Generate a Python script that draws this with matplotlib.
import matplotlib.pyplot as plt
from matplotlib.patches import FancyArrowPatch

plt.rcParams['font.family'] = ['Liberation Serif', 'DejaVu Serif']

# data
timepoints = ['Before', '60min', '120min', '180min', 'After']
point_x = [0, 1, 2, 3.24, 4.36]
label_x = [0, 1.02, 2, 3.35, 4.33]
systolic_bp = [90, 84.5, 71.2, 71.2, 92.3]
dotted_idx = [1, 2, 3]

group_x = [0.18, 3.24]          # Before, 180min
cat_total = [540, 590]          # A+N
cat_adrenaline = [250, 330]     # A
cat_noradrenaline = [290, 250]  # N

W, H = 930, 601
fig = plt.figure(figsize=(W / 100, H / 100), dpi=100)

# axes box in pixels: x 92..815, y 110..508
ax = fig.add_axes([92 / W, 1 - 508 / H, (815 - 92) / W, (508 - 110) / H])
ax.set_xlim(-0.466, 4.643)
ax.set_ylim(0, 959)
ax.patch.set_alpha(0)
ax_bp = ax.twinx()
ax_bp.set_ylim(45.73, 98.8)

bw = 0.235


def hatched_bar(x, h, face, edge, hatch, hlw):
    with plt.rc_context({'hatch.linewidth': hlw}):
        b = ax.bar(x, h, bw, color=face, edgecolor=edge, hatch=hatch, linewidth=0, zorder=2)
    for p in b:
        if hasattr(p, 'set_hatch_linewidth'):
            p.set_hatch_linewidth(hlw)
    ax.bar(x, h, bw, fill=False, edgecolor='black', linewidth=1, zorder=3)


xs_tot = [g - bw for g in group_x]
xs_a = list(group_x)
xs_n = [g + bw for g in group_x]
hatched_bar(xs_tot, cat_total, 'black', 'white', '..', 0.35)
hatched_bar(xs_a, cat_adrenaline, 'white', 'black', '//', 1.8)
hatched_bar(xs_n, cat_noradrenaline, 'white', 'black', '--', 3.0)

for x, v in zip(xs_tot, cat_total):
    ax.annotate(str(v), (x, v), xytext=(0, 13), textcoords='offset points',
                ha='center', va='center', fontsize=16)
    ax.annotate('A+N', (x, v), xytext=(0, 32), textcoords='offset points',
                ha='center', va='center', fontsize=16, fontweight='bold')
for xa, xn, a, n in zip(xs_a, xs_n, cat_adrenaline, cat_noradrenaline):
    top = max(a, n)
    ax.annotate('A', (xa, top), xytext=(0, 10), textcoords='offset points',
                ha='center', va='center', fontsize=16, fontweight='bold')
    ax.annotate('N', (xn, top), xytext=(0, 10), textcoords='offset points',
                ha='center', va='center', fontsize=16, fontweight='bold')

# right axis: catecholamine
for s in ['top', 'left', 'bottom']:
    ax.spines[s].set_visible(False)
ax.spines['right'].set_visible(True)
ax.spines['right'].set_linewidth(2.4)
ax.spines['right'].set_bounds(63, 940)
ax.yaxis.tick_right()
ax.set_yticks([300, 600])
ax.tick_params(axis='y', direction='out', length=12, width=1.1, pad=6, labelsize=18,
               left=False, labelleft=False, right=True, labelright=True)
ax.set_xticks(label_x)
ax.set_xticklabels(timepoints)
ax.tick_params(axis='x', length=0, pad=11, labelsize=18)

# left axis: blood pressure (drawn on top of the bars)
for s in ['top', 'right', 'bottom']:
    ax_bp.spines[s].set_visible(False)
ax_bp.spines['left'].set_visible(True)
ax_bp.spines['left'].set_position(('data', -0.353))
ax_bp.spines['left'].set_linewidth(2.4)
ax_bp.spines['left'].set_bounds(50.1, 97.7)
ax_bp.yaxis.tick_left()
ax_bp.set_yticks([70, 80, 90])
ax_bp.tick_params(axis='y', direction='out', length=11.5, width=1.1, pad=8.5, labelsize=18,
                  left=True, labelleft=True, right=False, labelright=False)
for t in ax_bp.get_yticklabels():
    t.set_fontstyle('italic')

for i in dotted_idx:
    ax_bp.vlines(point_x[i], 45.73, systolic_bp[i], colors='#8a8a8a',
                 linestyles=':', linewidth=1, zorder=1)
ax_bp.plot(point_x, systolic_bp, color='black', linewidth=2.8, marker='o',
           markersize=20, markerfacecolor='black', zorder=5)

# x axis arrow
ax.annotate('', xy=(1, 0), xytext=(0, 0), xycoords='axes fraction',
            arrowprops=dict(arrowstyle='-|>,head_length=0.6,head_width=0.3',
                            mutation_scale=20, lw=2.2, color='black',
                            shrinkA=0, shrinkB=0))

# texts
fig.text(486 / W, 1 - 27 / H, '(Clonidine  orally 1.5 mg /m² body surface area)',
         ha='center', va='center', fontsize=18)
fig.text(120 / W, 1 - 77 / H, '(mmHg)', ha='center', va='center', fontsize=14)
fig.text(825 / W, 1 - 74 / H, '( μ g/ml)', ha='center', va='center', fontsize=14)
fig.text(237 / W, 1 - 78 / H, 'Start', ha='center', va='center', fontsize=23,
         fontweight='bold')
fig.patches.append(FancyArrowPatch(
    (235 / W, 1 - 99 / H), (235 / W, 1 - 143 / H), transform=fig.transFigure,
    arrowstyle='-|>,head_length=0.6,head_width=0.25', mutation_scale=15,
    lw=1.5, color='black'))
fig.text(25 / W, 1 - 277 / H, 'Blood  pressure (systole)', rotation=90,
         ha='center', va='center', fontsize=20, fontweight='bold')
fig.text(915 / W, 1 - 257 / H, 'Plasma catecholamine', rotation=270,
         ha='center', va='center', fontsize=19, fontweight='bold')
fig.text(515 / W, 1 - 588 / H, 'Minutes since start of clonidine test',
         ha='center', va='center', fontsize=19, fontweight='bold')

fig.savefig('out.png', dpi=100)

...

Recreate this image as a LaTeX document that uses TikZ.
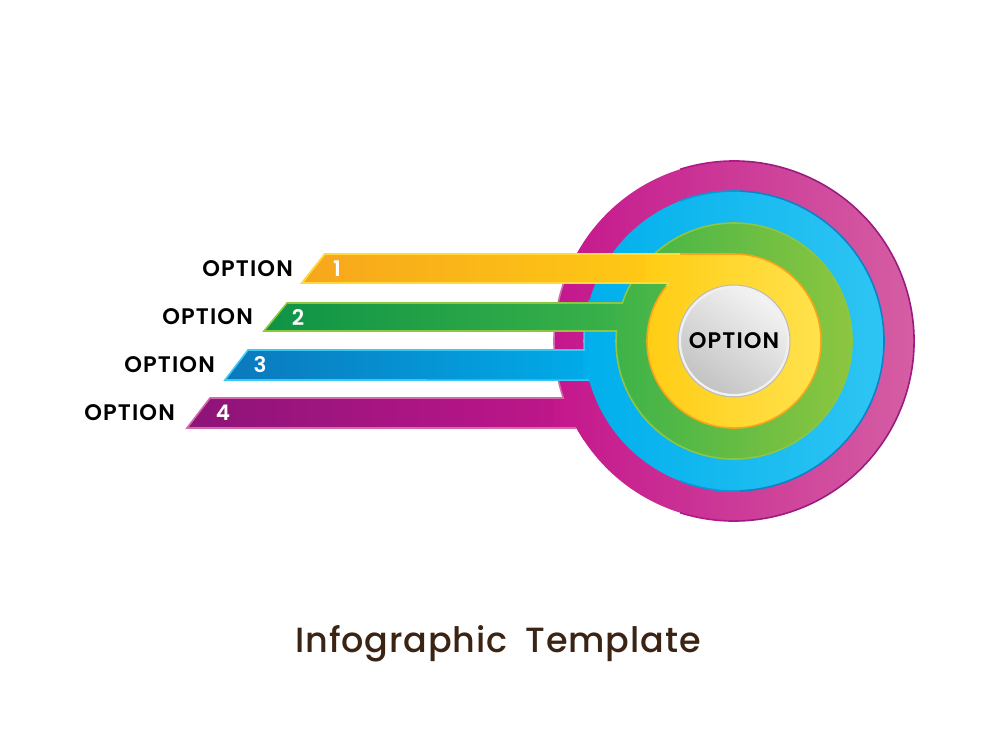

==

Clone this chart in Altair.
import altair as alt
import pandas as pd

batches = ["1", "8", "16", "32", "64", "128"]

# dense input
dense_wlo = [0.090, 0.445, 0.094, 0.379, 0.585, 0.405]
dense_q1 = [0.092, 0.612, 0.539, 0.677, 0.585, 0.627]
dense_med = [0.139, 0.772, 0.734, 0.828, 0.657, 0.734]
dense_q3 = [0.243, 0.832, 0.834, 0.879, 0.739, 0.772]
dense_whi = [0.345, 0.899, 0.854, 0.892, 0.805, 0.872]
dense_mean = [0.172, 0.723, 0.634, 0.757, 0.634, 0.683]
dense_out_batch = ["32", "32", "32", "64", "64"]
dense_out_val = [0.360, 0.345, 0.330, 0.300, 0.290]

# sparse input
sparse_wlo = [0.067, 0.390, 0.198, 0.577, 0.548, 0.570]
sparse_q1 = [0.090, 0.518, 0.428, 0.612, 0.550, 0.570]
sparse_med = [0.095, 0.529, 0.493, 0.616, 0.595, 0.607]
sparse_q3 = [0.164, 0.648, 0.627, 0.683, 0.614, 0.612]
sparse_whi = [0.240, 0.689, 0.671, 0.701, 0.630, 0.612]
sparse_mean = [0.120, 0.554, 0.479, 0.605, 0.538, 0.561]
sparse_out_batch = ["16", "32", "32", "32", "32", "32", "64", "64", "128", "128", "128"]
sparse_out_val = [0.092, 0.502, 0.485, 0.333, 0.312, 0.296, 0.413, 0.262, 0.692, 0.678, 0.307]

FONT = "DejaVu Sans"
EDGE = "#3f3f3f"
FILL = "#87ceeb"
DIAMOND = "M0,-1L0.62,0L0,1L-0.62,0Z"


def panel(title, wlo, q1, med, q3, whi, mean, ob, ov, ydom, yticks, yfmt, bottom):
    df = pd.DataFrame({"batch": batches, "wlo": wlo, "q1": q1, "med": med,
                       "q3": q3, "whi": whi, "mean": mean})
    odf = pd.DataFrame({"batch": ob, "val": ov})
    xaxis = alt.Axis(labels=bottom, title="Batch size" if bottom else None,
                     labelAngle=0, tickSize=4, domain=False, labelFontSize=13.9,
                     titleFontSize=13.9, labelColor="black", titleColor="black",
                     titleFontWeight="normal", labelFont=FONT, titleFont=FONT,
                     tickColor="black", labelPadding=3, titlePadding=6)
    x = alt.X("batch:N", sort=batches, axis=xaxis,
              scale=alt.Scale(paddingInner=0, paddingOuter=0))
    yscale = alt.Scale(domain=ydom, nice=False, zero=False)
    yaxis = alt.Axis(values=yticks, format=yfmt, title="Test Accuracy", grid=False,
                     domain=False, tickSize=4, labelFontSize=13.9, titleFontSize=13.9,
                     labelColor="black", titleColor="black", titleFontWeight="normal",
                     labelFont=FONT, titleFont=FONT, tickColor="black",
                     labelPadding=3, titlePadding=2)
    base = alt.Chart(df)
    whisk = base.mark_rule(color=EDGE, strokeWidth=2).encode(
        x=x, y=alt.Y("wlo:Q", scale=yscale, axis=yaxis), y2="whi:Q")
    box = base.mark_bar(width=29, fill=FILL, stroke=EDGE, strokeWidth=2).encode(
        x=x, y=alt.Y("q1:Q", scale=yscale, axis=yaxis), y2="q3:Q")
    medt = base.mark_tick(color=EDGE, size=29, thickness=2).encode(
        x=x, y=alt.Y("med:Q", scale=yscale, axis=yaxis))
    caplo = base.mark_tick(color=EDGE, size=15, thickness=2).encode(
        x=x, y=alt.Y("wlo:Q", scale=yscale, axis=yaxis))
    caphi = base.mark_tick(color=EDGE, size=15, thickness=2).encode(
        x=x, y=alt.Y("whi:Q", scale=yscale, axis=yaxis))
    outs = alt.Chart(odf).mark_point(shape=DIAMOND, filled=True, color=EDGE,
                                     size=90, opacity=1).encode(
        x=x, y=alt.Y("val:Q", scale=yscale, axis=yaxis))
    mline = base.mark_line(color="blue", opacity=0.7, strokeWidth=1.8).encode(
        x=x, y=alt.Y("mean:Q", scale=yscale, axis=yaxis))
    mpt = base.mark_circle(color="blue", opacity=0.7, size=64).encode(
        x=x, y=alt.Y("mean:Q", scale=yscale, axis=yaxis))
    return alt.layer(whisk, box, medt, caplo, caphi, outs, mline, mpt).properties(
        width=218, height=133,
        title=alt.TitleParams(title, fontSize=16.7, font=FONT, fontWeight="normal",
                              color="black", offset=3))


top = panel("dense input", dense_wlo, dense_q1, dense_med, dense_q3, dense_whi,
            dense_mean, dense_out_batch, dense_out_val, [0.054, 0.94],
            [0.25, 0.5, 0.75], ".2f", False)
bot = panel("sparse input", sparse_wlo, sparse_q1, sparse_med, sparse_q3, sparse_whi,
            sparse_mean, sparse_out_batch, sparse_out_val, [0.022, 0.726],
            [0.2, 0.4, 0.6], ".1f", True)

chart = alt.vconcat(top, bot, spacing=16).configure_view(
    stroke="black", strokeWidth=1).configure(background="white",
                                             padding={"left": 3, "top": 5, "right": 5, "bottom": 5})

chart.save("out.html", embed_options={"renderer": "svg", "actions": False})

__INSTRUCTIONS TO FOLLOW__
Reproduce exactly the lines from the one containing "Generate a Python" through the one containing "fig = plt.figure(figsize=(W", inclusive, and nothing else.

__FINISHED TASK__
Generate a Python script that draws this with matplotlib.
import matplotlib.pyplot as plt
from matplotlib.patches import FancyArrowPatch

plt.rcParams['font.family'] = ['Liberation Serif', 'DejaVu Serif']

# data
timepoints = ['Before', '60min', '120min', '180min', 'After']
point_x = [0, 1, 2, 3.24, 4.36]
label_x = [0, 1.02, 2, 3.35, 4.33]
systolic_bp = [90, 84.5, 71.2, 71.2, 92.3]
dotted_idx = [1, 2, 3]

group_x = [0.18, 3.24]          # Before, 180min
cat_total = [540, 590]          # A+N
cat_adrenaline = [250, 330]     # A
cat_noradrenaline = [290, 250]  # N

W, H = 930, 601
fig = plt.figure(figsize=(W / 100, H / 100), dpi=100)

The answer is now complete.